I was not aware of this, John. My understanding was, and it is actually happening, is that if target crosses the measurement then those areas below the target will get even deeper below with neighborhoud regions "helping" this to happen. My listening area is as bad acoustically as it could get, there are spikes and deeps of high magnitude with high Q, so correcting peaks down bring neighbor deeps, which are already down the curve, even more down. I've seen great many times that, when using suggested "...calc target level from response", areas initially at 1-3db below the target become 4-6db or even more below the target. So what I do is I experiment with target level in such a way so that resulting output becomes no worse than 2-3db below the target, however this comes at the expense of having target lower and lower total SPL. Is this a wrong way of doing things? What methodology would you suggest?

 

[John Mulcahy]

if target crosses the measurement then those areas below the target will get even deeper below with neighborhoud regions "helping" this to happen

That's at least in part because you have set the limit for the individual max boost for filters to just 1 dB, so REW has extremely limited scope to use filters with gain to counter the effect of cuts outside the region they are needed.

when using suggested "...calc target level from response", areas initially at 1-3db below the target become 4-6db or even more below the target

Yes, that's normal, why does it matter? Setting a very low target so the response is all dragged down onto it is, in my view, a very bad approach. However, I also think it's a bad idea to apply filters above a few hundred Hz and that trying to impose a target curve on frequencies above a few hundred Hz is wrong and based on a misunderstanding of Harman's curve. Other people have different opinions.

 

[dima1stg]

If you don't mind, I'd like to ask few things.
1. Why, in your opinion, 4-6 or more db deeps aren't matter.
2. I limit max gain to 1db to not math-overflow DAC. Do you think the limit could be higher, at least in higher frequencies?
3. My understanding of Harman curve is (a) it is experimentally most preferred in blind comparison and (b) it's related to our hearing lost sensitivity in lower frequencies. I listened to various curves and Harmon' is indeed best suits my preference. Though I do agree that above few hundred hz it's much less relevant if relevant at all. In your professional opinion, is my understanding incorrect?

I'm aware of different opinions, however I'm asking about your personal thoughts as very respectful audio specialist.

 

[John Mulcahy]

We are much more sensitive to peaks in the response than to dips. Dips in the response are typically a result of partial cancellations from signals travelling different paths. They are very location-specific, even a small movement of the measuring position can shift them or turn them into peaks. Attempts to fill them would be just as location specific.

Your point (b) is not correct. A bass guitar sounds like a bass guitar. The bass player doesn't have to stand closer to you to allow for your ear's sensitivity. If you alter the frequency balance of that sound you are making it sound like something else.
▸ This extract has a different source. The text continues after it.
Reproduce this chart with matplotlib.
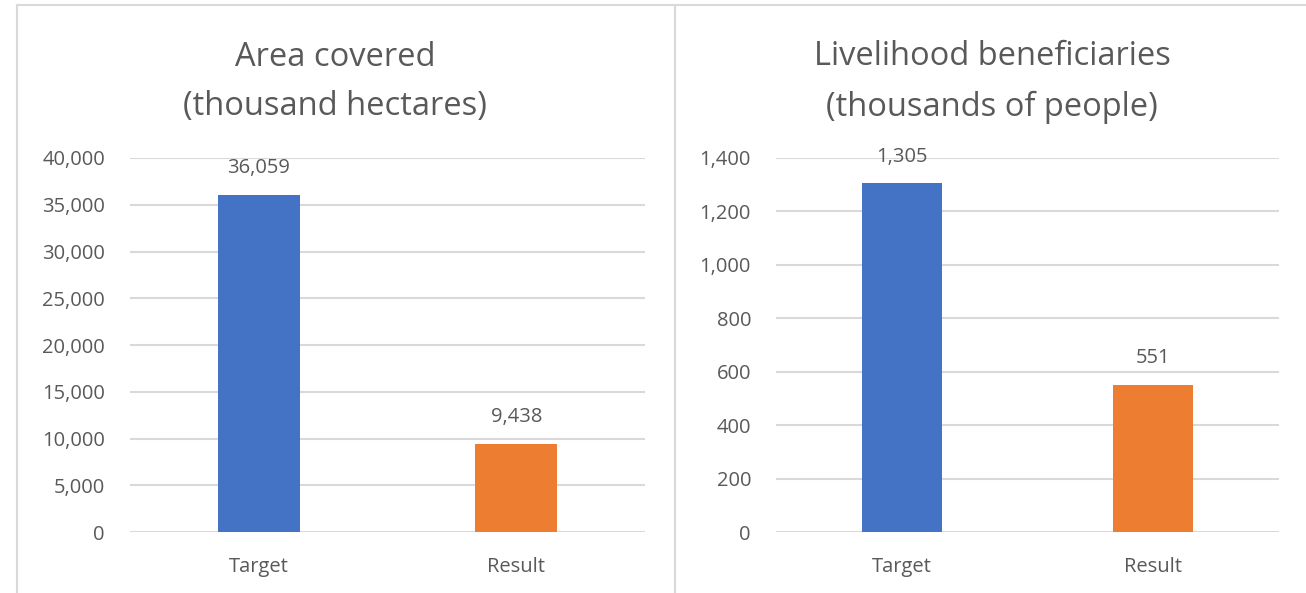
import matplotlib
matplotlib.use("Agg")
import matplotlib.pyplot as plt
from matplotlib.lines import Line2D
from matplotlib.ticker import FuncFormatter, MultipleLocator

categories = ["Target", "Result"]
area_values = [36059, 9438]
benef_values = [1305, 551]
titles = ["Area covered\n(thousand hectares)", "Livelihood beneficiaries\n(thousands of people)"]
bar_colors = ["#4472C4", "#ED7D31"]

plt.rcParams['font.family'] = ['Open Sans', 'DejaVu Sans']
TXT = "#595959"
GRID = "#D9D9D9"

W, H = 1306, 593
fig = plt.figure(figsize=(W / 100, H / 100), dpi=100)

def fx(px):
    return px / W

def fy(py):
    return 1 - py / H

# panel borders
fig.add_artist(Line2D([fx(17), fx(1306)], [fy(5), fy(5)], color=GRID, lw=1.5, transform=fig.transFigure))
fig.add_artist(Line2D([fx(17), fx(17)], [fy(5), fy(593)], color=GRID, lw=1.5, transform=fig.transFigure))
fig.add_artist(Line2D([fx(674.5), fx(674.5)], [fy(5), fy(593)], color=GRID, lw=1.5, transform=fig.transFigure))

panels = [
    dict(left=130, right=645, ymax=40000, step=5000, vals=area_values, title=titles[0], tx=335),
    dict(left=776, right=1279, ymax=1400, step=200, vals=benef_values, title=titles[1], tx=992),
]

FS = 14.5
for p in panels:
    ax = fig.add_axes([fx(p["left"]), fy(532), fx(p["right"] - p["left"]), (532 - 158) / H])
    x = range(len(categories))
    ax.bar(x, p["vals"], width=0.32, color=bar_colors, zorder=3)
    ax.set_xlim(-0.5, 1.5)
    ax.set_ylim(0, p["ymax"])
    ax.yaxis.set_major_locator(MultipleLocator(p["step"]))
    ax.yaxis.set_major_formatter(FuncFormatter(lambda v, pos: f"{int(v):,}"))
    ax.grid(axis="y", color=GRID, lw=1.5, zorder=0)
    ax.set_axisbelow(True)
    for s in ax.spines.values():
        s.set_visible(False)
    ax.tick_params(axis="both", length=0, labelsize=FS, labelcolor=TXT)
    ax.tick_params(axis="y", pad=18)
    ax.tick_params(axis="x", pad=18)
    ax.set_xticks(list(x))
    ax.set_xticklabels(categories)
    for xi, v in zip(x, p["vals"]):
        ax.annotate(f"{v:,}", (xi, v), xytext=(0, 19), textcoords="offset points",
                    ha="center", va="center", fontsize=FS, color=TXT)
    fig.text(fx(p["tx"]), fy(82), p["title"], ha="center", va="center",
             fontsize=23.5, color=TXT, linespacing=1.68)

fig.savefig("out.png", dpi=100)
The overall spectral balance Harman identified as preferable should not be considered in isolation. Another component of that blind comparison preference was for speakers whose direct response is largely flat. The overall balance is a consequence of the direct on-axis sound from the speaker and all the off-axis sound it produces reflecting from the room's surfaces and arriving at the mic position over time. Off-axis sound has less treble energy and room surfaces have higher absorption at higher frequencies, so the overall result has a downward slope. The nature of that slope depends on the polar response of the speaker and the room's surfaces. It is a consequence, not a target. If you alter a speaker's output to try and achieve the shape of that Harman curve you are also altering the direct sound from the speaker, so it no longer has its original sound. You compromise the part your ear can most easily distinguish to try and emulate something which is (a) less important and (b) a consequence of speaker design (off-axis behaviour) and listening environment. That's a mistake.

 

[dima1stg]

John, very much appreciate. Many thanks!